How to protect yourself:
- Always ask for the daily extension rate before booking.
- If you suspect the project will run over, ask about a "long-term" rate upfront — usually cheaper than extending day-by-day.
- Some operators offer a "swap out" service — pick up a full one, drop an empty — for less than two separate rentals.
Scam #5: The Prohibited Items Surcharge
How it works: You load the dumpster with construction debris. Tucked in there: an old mattress, a few half-empty paint cans, a TV. The operator weighs and sorts the load at the dump, finds the prohibited items, and bills you $75-$500 in itemized "contamination" fees.

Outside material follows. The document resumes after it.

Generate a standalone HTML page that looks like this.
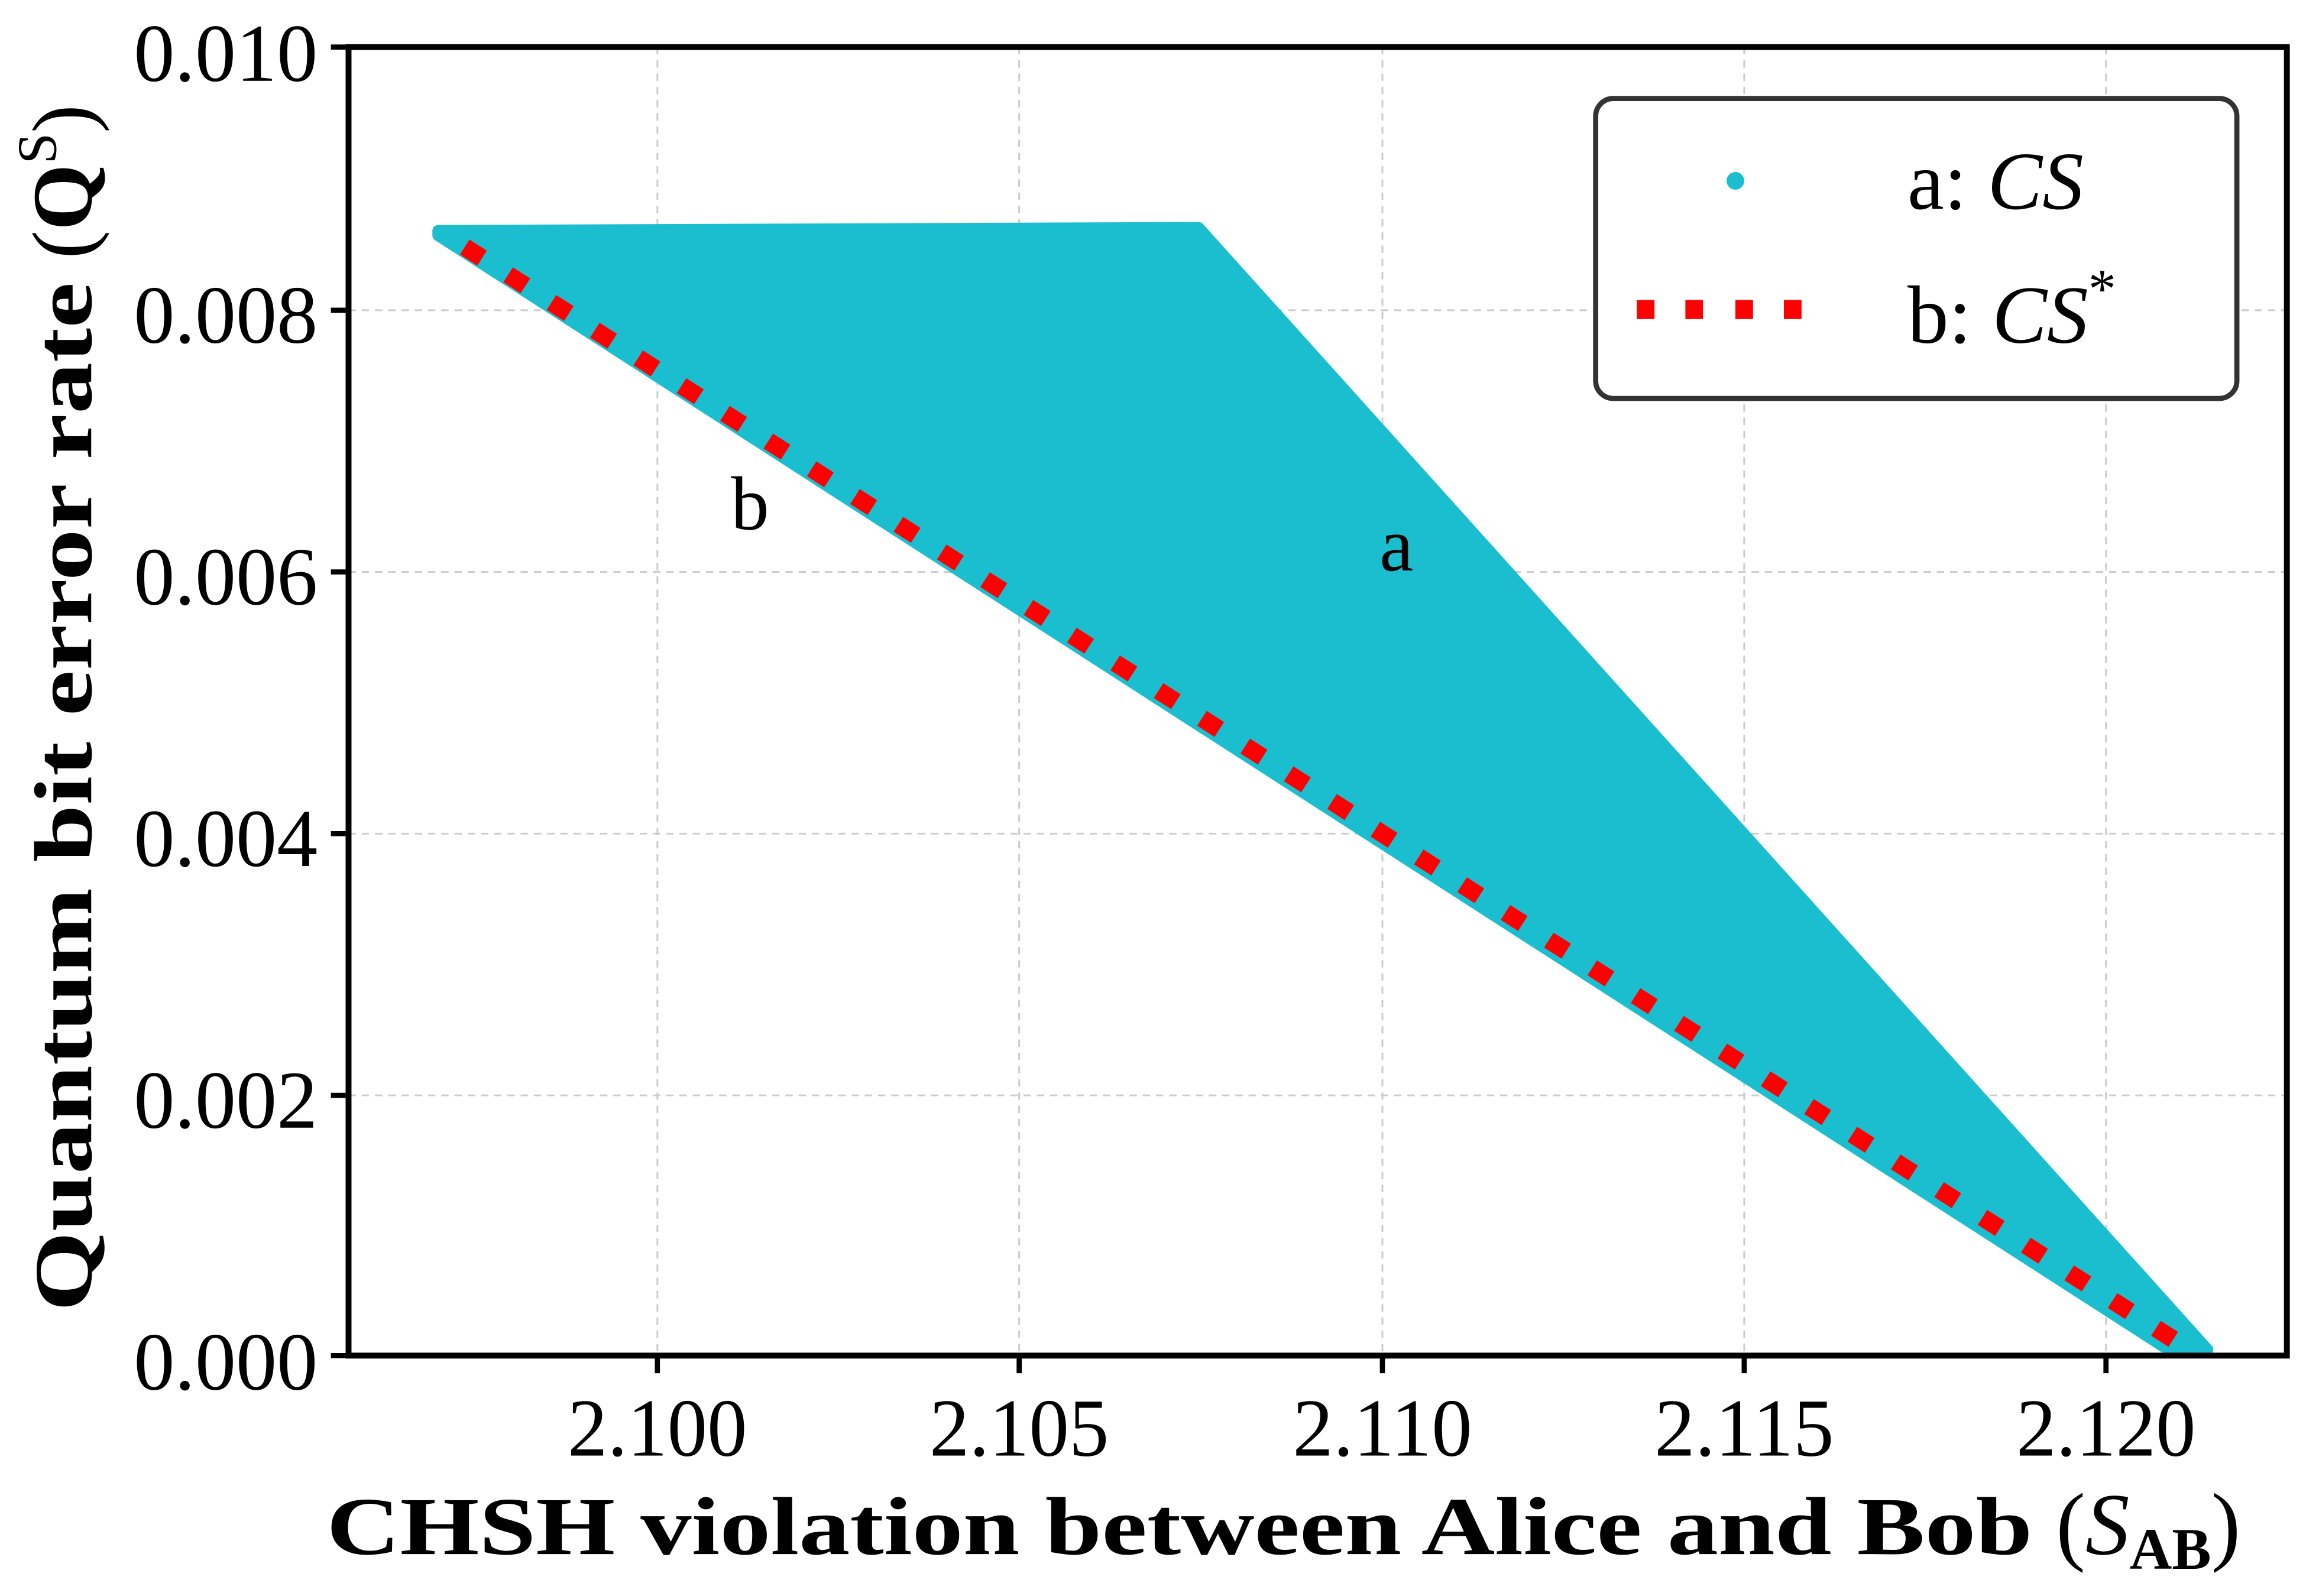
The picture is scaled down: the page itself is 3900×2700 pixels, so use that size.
<!DOCTYPE html>
<html><head><meta charset="utf-8"><style>html,body{margin:0;padding:0;background:#fff}svg{display:block}</style></head>
<body>
<svg width="3900" height="2700" viewBox="0 0 1568 1085.5" preserveAspectRatio="none" xmlns="http://www.w3.org/2000/svg" font-family="'Liberation Serif', serif">
<defs><clipPath id="ax"><rect x="237" y="32" width="1318" height="890"/></clipPath></defs>
<g stroke="#cccccc" stroke-width="1.2" stroke-dasharray="5,4">
<line x1="447" y1="32" x2="447" y2="922"/><line x1="693" y1="32" x2="693" y2="922"/><line x1="940" y1="32" x2="940" y2="922"/><line x1="1186" y1="32" x2="1186" y2="922"/><line x1="1432" y1="32" x2="1432" y2="922"/>
<line x1="237" y1="211" x2="1555" y2="211"/><line x1="237" y1="389" x2="1555" y2="389"/><line x1="237" y1="567" x2="1555" y2="567"/><line x1="237" y1="745" x2="1555" y2="745"/>
</g>
<g clip-path="url(#ax)">
<polygon points="298,157 815,155 1501,918 1487,926 298,160" fill="#1abece" stroke="#1abece" stroke-width="8" stroke-linejoin="round"/>
<line x1="316" y1="168" x2="1495" y2="922" stroke="#ff0000" stroke-width="12" stroke-dasharray="14,21"/>
</g>
<rect x="237" y="32" width="1318" height="890" fill="none" stroke="#000" stroke-width="4"/>
<g stroke="#000" stroke-width="3.5">
<line x1="447" y1="922" x2="447" y2="934"/><line x1="693" y1="922" x2="693" y2="934"/><line x1="940" y1="922" x2="940" y2="934"/><line x1="1186" y1="922" x2="1186" y2="934"/><line x1="1432" y1="922" x2="1432" y2="934"/>
<line x1="225" y1="32" x2="237" y2="32"/><line x1="225" y1="211" x2="237" y2="211"/><line x1="225" y1="389" x2="237" y2="389"/><line x1="225" y1="567" x2="237" y2="567"/><line x1="225" y1="745" x2="237" y2="745"/><line x1="225" y1="922" x2="237" y2="922"/>
</g>
<g font-size="56" text-anchor="middle">
<text x="447" y="990" textLength="122" lengthAdjust="spacingAndGlyphs">2.100</text>
<text x="693" y="990" textLength="122" lengthAdjust="spacingAndGlyphs">2.105</text>
<text x="940" y="990" textLength="122" lengthAdjust="spacingAndGlyphs">2.110</text>
<text x="1186" y="990" textLength="122" lengthAdjust="spacingAndGlyphs">2.115</text>
<text x="1432" y="990" textLength="122" lengthAdjust="spacingAndGlyphs">2.120</text>
</g>
<g font-size="56" text-anchor="end">
<text x="216" y="55" textLength="125" lengthAdjust="spacingAndGlyphs">0.010</text>
<text x="216" y="233" textLength="125" lengthAdjust="spacingAndGlyphs">0.008</text>
<text x="216" y="411" textLength="125" lengthAdjust="spacingAndGlyphs">0.006</text>
<text x="216" y="589" textLength="125" lengthAdjust="spacingAndGlyphs">0.004</text>
<text x="216" y="767" textLength="125" lengthAdjust="spacingAndGlyphs">0.002</text>
<text x="216" y="945" textLength="125" lengthAdjust="spacingAndGlyphs">0.000</text>
</g>
<text x="222" y="1057" font-size="56" font-weight="bold" textLength="1160" lengthAdjust="spacingAndGlyphs">CHSH violation between Alice and Bob</text>
<text x="1398" y="1057" font-size="60">(<tspan font-style="italic">S</tspan><tspan font-size="40" font-weight="bold" dy="10">AB</tspan><tspan dy="-10">)</tspan></text>
<g transform="translate(62,892) rotate(-90)">
<text x="0" y="0" font-size="56" font-weight="bold" textLength="700" lengthAdjust="spacingAndGlyphs">Quantum bit error rate</text>
<text x="716" y="0" font-size="58">(<tspan font-weight="bold">Q</tspan><tspan font-size="38" dy="-24">S</tspan><tspan dy="24">)</tspan></text>
</g>
<text x="497" y="360" font-size="52">b</text>
<text x="938" y="388" font-size="52">a</text>
<rect x="1085" y="67" width="436" height="204" rx="12" fill="#fff" stroke="#333" stroke-width="3.5"/>
<circle cx="1180" cy="123" r="6" fill="#1abece"/>
<g fill="#ff0000"><rect x="1113" y="204" width="12" height="13"/><rect x="1146" y="204" width="12" height="13"/><rect x="1180" y="204" width="12" height="13"/><rect x="1213" y="204" width="12" height="13"/></g>
<text x="1297" y="142" font-size="56">a: <tspan font-style="italic">CS</tspan></text>
<text x="1297" y="233" font-size="56">b: <tspan font-style="italic">CS</tspan><tspan font-size="38" dy="-24">*</tspan></text>
</svg>
</body></html>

Some operators are aggressive about this — they'll itemize every single non-compliant item separately, even when the total volume is negligible.
How to protect yourself:
- Get the full prohibited items list in writing before loading. Common: tires, mattresses, electronics, paint (liquid), batteries, refrigerators with refrigerant, asbestos, hazardous waste.
- Make sure everyone who's loading the dumpster knows the list.
- Set aside any questionable items and dispose of them separately.
Scam #6: The Insurance Theater
How it works: An operator quotes you a low rate, but mentions a small "insurance fee" of $25-$50. You agree. After the rental, you find out: that fee wasn't optional insurance — it was a markup, and the actual insurance the operator carries doesn't protect you in any meaningful way.
Real liability protection comes from the operator's commercial general liability policy. That should be included in their pricing — not an add-on.
How to protect yourself:
- Ask: "Is this fee actually optional, and what does it actually cover?"
- Ask for a Certificate of Insurance (COI) showing the operator's liability policy. Real operators provide this freely.
- If they can't or won't, find another operator.
Scam #7: The Phantom Reviews
How it works: The operator's website shows dozens of 5-star reviews — but they're all on the website itself, with no third-party verification. When you search the company name on Google, you find no business profile, no Yelp listing, no Better Business Bureau presence. The reviews are fabricated.
This is particularly common with aggregators trying to look like local operators. It's also seen with operators who've been kicked off Google for review fraud and started over under a new business name.
How to protect yourself:
- Always cross-reference on Google (Business Profile), Yelp, and BBB.
- Real operators with 5+ years in business usually have 50+ reviews across all platforms combined.
- Check the timestamps — a flood of reviews in one week is a red flag.
- Read the negative reviews too. How the operator responds to legitimate complaints tells you a lot.
What to Do If You've Already Been Hit
Dispute the charge with your credit card
If you paid by credit card and the operator delivered services materially different from what was promised, you can file a dispute. Banks typically side with the consumer in clear "bait and switch" situations.
File a complaint with the BBB
Even if it doesn't get you a refund, BBB complaints are public and affect the operator's future business. Document everything: quotes, emails, photos, invoices.
Report to state consumer protection
Every state has a consumer protection office. They take complaints about deceptive business practices and occasionally investigate patterns.
Leave honest reviews
Google, Yelp, and BBB reviews matter. Other potential customers reading them later may make different decisions because of yours.
The Honest Operator Checklist
Before you book any dumpster rental, the legitimate operator should be willing to:
- Give you their physical yard address
- Show you their actual Google Business Profile
- Email you a written quote with all fees itemized
- Provide a Certificate of Insurance on request
- Tell you exactly who pulls the permit and where the load goes
- Answer specific questions about weight, dimensions, and access without dodging
If any of those are met with vague answers or pushback, walk away. The market has enough honest operators that you don't need to settle for one who isn't.